● STATED PROBLEM: Transcribe only the lines of the listing below from the one holding "Write a component" through the one holding "Chart.register(...registerables);", inclusive, without any change.

● INFORMATION PROVIDED:
__________

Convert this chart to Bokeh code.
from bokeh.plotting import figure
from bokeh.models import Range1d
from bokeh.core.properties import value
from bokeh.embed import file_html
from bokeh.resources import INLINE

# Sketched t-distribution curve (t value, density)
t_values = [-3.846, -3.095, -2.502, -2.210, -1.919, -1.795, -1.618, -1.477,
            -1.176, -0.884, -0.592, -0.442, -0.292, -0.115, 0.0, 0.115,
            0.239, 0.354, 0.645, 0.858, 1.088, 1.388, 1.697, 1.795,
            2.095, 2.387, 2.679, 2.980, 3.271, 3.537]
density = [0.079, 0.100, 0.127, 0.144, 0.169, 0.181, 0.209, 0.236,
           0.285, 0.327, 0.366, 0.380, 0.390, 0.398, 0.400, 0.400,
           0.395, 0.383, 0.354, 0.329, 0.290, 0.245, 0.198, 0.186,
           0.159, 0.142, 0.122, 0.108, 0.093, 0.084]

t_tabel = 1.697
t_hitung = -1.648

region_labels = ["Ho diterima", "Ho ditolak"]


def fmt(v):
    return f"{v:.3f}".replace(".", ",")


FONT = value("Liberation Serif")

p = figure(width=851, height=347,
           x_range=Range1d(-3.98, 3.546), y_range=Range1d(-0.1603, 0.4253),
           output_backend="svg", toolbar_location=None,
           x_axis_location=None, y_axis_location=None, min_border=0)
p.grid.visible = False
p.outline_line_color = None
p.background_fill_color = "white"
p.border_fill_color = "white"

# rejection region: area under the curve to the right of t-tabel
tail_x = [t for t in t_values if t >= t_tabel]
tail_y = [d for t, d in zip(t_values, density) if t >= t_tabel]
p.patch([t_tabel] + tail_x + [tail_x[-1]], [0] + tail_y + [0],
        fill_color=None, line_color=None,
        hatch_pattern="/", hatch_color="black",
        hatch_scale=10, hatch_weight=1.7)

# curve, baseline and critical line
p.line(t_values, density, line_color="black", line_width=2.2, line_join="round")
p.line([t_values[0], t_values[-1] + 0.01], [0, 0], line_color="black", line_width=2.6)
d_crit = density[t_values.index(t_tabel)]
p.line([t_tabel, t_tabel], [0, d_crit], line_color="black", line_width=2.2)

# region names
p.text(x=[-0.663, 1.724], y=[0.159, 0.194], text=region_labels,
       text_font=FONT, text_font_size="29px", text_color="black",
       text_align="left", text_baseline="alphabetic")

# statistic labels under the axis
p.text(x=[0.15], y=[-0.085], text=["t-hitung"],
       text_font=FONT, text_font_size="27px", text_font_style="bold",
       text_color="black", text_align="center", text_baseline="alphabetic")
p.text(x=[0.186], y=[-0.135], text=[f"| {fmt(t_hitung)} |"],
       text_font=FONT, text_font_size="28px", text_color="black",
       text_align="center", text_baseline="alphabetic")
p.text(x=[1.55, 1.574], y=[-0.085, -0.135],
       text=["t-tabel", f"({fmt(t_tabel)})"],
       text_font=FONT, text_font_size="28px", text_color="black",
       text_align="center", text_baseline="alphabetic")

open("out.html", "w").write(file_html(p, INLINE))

__________

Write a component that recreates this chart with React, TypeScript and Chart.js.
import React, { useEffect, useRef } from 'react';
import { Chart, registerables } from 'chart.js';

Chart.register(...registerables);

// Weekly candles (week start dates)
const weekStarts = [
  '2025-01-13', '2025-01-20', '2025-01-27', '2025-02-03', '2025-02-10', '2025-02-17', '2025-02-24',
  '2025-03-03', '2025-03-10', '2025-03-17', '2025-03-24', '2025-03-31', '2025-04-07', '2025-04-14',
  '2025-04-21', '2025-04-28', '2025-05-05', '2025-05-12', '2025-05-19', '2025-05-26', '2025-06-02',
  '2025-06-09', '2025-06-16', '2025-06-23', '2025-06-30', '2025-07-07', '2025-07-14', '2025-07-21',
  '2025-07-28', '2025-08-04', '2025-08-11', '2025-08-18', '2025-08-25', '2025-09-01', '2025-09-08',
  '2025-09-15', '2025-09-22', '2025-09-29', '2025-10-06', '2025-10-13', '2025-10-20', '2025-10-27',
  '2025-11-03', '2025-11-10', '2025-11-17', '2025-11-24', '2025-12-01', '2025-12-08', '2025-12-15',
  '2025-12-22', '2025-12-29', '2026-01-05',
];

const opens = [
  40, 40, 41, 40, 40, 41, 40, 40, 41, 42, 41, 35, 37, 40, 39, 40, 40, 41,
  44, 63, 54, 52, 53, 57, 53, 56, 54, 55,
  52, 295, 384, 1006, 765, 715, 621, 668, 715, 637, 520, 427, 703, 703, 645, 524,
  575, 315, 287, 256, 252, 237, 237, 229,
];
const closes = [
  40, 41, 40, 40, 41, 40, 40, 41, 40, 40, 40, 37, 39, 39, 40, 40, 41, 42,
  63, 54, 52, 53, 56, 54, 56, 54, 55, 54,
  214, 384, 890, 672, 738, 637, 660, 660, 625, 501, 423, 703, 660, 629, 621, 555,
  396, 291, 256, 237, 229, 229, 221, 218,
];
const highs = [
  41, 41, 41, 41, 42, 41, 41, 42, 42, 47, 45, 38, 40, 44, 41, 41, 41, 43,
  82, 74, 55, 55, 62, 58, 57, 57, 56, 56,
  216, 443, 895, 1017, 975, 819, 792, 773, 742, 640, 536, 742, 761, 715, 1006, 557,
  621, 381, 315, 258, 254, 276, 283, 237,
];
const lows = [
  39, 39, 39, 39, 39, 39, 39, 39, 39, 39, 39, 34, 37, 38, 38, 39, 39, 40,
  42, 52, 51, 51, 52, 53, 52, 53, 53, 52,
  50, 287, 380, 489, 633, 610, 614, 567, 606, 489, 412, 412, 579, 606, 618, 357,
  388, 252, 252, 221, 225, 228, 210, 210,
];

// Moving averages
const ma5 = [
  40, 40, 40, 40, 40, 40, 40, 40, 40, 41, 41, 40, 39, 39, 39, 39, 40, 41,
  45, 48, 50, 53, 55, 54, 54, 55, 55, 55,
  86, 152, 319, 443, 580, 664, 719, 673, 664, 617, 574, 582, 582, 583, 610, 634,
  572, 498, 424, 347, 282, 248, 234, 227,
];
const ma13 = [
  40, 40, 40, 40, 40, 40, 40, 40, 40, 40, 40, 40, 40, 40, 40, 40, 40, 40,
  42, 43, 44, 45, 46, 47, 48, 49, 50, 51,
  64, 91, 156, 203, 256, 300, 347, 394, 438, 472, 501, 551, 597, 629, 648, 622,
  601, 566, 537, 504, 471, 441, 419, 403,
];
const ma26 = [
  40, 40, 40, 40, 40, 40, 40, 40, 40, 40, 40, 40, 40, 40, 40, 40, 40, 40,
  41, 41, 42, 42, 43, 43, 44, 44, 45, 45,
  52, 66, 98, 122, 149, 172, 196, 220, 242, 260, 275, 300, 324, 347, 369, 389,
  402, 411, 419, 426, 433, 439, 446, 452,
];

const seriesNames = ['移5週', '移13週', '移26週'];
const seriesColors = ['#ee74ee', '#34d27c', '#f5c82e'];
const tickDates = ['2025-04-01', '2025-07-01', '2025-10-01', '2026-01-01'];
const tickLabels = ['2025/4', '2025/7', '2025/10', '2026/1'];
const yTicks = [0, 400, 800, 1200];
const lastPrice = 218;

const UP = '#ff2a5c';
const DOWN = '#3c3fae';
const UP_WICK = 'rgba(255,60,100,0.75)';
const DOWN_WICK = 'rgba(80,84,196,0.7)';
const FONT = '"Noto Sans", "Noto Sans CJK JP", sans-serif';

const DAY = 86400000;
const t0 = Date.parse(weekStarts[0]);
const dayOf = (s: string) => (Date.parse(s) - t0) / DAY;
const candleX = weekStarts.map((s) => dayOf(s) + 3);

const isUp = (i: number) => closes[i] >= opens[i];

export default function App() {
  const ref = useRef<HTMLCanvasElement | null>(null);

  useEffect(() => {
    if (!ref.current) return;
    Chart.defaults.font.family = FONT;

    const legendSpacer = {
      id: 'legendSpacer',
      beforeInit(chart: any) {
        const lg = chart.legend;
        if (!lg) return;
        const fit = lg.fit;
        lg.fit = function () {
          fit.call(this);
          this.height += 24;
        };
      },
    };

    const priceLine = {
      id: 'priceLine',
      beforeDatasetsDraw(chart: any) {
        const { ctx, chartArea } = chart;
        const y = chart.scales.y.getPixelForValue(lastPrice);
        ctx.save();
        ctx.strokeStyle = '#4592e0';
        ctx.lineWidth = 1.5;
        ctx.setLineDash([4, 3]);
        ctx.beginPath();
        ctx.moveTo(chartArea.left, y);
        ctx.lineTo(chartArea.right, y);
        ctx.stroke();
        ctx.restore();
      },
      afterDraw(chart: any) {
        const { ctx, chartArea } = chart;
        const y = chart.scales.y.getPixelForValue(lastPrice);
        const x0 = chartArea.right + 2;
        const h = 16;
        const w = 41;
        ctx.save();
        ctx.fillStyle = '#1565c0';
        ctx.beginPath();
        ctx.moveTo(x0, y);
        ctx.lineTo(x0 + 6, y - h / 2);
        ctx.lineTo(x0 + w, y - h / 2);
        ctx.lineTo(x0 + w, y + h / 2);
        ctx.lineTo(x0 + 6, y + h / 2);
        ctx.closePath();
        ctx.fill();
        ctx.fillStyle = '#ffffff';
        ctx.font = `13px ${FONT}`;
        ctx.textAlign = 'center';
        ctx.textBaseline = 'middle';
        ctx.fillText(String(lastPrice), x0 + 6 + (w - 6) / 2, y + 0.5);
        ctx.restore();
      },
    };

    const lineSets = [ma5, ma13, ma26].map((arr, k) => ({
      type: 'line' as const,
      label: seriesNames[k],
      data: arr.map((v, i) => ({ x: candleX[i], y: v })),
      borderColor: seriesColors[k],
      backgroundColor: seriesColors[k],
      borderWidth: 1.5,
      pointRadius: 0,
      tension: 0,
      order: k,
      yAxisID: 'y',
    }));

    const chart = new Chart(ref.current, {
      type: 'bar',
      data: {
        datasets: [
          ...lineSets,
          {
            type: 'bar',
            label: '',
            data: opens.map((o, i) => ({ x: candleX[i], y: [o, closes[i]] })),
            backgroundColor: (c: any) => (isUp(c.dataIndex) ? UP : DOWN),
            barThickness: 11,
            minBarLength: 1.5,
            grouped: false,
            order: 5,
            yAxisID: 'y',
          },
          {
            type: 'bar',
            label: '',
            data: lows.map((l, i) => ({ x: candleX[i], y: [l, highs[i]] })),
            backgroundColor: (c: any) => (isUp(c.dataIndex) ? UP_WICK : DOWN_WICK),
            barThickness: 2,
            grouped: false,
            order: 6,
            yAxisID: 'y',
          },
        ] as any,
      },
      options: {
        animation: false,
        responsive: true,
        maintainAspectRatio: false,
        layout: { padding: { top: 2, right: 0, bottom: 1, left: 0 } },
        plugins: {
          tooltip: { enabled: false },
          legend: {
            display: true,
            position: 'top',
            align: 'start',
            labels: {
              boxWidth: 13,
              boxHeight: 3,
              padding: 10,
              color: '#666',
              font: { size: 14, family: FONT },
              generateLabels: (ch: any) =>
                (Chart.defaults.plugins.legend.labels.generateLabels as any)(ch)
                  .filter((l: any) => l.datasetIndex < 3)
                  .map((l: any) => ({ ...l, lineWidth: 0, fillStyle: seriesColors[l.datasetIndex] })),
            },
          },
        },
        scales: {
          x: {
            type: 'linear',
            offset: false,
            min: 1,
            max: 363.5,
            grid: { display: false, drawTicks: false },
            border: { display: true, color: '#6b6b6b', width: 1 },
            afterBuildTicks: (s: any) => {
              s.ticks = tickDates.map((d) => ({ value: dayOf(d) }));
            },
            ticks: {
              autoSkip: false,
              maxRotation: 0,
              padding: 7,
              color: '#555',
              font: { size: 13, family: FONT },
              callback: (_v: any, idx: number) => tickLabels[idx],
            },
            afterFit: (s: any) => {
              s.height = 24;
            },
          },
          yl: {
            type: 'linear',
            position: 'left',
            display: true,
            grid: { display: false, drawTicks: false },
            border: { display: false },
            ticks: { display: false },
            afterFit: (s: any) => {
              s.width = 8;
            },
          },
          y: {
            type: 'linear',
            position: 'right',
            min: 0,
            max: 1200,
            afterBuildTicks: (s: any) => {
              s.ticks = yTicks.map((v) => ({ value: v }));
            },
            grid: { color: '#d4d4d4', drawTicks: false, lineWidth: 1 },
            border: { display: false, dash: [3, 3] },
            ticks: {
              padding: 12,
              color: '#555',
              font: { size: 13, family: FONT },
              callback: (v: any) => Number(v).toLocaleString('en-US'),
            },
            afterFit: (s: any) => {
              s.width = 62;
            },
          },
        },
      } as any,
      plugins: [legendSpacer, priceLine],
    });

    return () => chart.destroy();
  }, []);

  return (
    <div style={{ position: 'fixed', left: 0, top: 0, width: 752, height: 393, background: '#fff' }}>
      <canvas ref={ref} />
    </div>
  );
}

__________

● SOLUTION:
Write a component that recreates this chart with React, TypeScript and Chart.js.
import React, { useEffect, useRef } from 'react';
import { Chart, registerables } from 'chart.js';

Chart.register(...registerables);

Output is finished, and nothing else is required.